> WHAT YOU WILL DO:
Transcribe every line from the top down to the line with "ax = fig.add_axes([72", both ends included, but not the pictures.

> DATASET EXTRACT:
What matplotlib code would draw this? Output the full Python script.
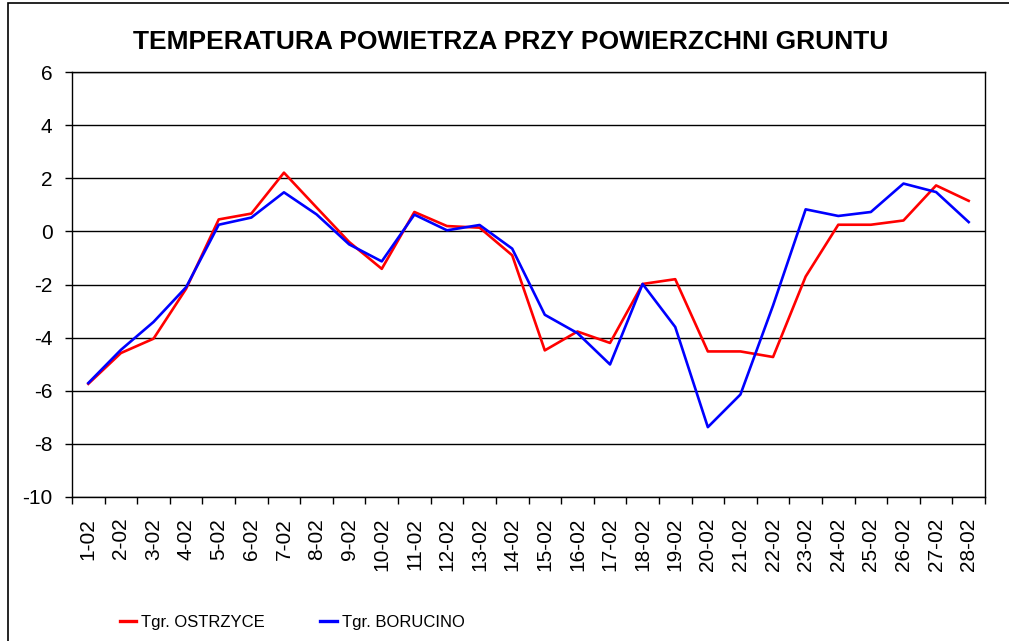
import numpy as np
import matplotlib.pyplot as plt
from matplotlib.patches import Rectangle

days = [f"{d}-02" for d in range(1, 29)]

ostrzyce = [-5.74, -4.58, -4.04, -2.16, 0.45, 0.67, 2.21, 0.90, -0.40, -1.41,
            0.73, 0.20, 0.14, -0.90, -4.48, -3.77, -4.20, -1.98, -1.80, -4.52,
            -4.52, -4.73, -1.70, 0.25, 0.25, 0.41, 1.73, 1.15]

borucino = [-5.71, -4.46, -3.41, -2.10, 0.25, 0.52, 1.47, 0.64, -0.49, -1.13,
            0.63, 0.04, 0.24, -0.65, -3.14, -3.83, -5.01, -1.98, -3.60, -7.37,
            -6.14, -2.79, 0.83, 0.58, 0.73, 1.80, 1.48, 0.35]

y_ticks = [6, 4, 2, 0, -2, -4, -6, -8, -10]

plt.rcParams['font.family'] = ['Liberation Sans', 'DejaVu Sans']

W, H = 1009, 641
fig = plt.figure(figsize=(W / 100, H / 100), dpi=100)

# outer chart frame (cut off on the right and bottom)
fig.patches.append(Rectangle((8 / W, -0.1), 1.2, 1 - 3 / H + 0.1,
                             transform=fig.transFigure, fill=False,
                             edgecolor='black', linewidth=1.2))

ax = fig.add_axes([72 / W, 1 - 497 / H, (985 - 72) / W, (497 - 72) / H])

x = np.arange(len(days))
ax.plot(x, ostrzyce, color='#ff0000', linewidth=1.9, label='Tgr. OSTRZYCE', zorder=3)
ax.plot(x, borucino, color='#0000ff', linewidth=1.9, label='Tgr. BORUCINO', zorder=3)

ax.set_xlim(-0.5, len(days) - 0.5)
ax.set_ylim(-10, 6)
ax.set_yticks(y_ticks)
ax.set_yticklabels([str(v) for v in y_ticks], fontsize=15)
for v in y_ticks:
    ax.axhline(v, color='black', linewidth=1.0, zorder=1)

# category labels at centres, tick marks at the boundaries
ax.set_xticks(x)
ax.set_xticklabels(days, rotation=90, fontsize=15)
ax.tick_params(axis='x', length=0, pad=15)
ax.set_xticks(np.arange(len(days) + 1) - 0.5, minor=True)
ax.tick_params(axis='x', which='minor', length=5, width=1, direction='out')
ax.tick_params(axis='y', length=5, width=1, direction='out', pad=9)

for side in ['left', 'bottom', 'right', 'top']:
    ax.spines[side].set_color('black')
    ax.spines[side].set_linewidth(1.0)

fig.text(0.506, 1 - 42 / H, 'TEMPERATURA POWIETRZA PRZY POWIERZCHNI GRUNTU',
         ha='center', va='center', fontsize=19, fontweight='bold')

leg = fig.legend(loc='center left', bbox_to_anchor=(113 / W, 1 - 622 / H), ncol=2,
                 frameon=False, fontsize=12, handlelength=1.0, handletextpad=0.3,
                 columnspacing=3.3, borderaxespad=0)
for line in leg.get_lines():
    line.set_linewidth(2.4)

fig.savefig('out.png', dpi=100)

> OUTPUT OF THE TASK:
What matplotlib code would draw this? Output the full Python script.
import numpy as np
import matplotlib.pyplot as plt
from matplotlib.patches import Rectangle

days = [f"{d}-02" for d in range(1, 29)]

ostrzyce = [-5.74, -4.58, -4.04, -2.16, 0.45, 0.67, 2.21, 0.90, -0.40, -1.41,
            0.73, 0.20, 0.14, -0.90, -4.48, -3.77, -4.20, -1.98, -1.80, -4.52,
            -4.52, -4.73, -1.70, 0.25, 0.25, 0.41, 1.73, 1.15]

borucino = [-5.71, -4.46, -3.41, -2.10, 0.25, 0.52, 1.47, 0.64, -0.49, -1.13,
            0.63, 0.04, 0.24, -0.65, -3.14, -3.83, -5.01, -1.98, -3.60, -7.37,
            -6.14, -2.79, 0.83, 0.58, 0.73, 1.80, 1.48, 0.35]

y_ticks = [6, 4, 2, 0, -2, -4, -6, -8, -10]

plt.rcParams['font.family'] = ['Liberation Sans', 'DejaVu Sans']

W, H = 1009, 641
fig = plt.figure(figsize=(W / 100, H / 100), dpi=100)

# outer chart frame (cut off on the right and bottom)
fig.patches.append(Rectangle((8 / W, -0.1), 1.2, 1 - 3 / H + 0.1,
                             transform=fig.transFigure, fill=False,
                             edgecolor='black', linewidth=1.2))

ax = fig.add_axes([72 / W, 1 - 497 / H, (985 - 72) / W, (497 - 72) / H])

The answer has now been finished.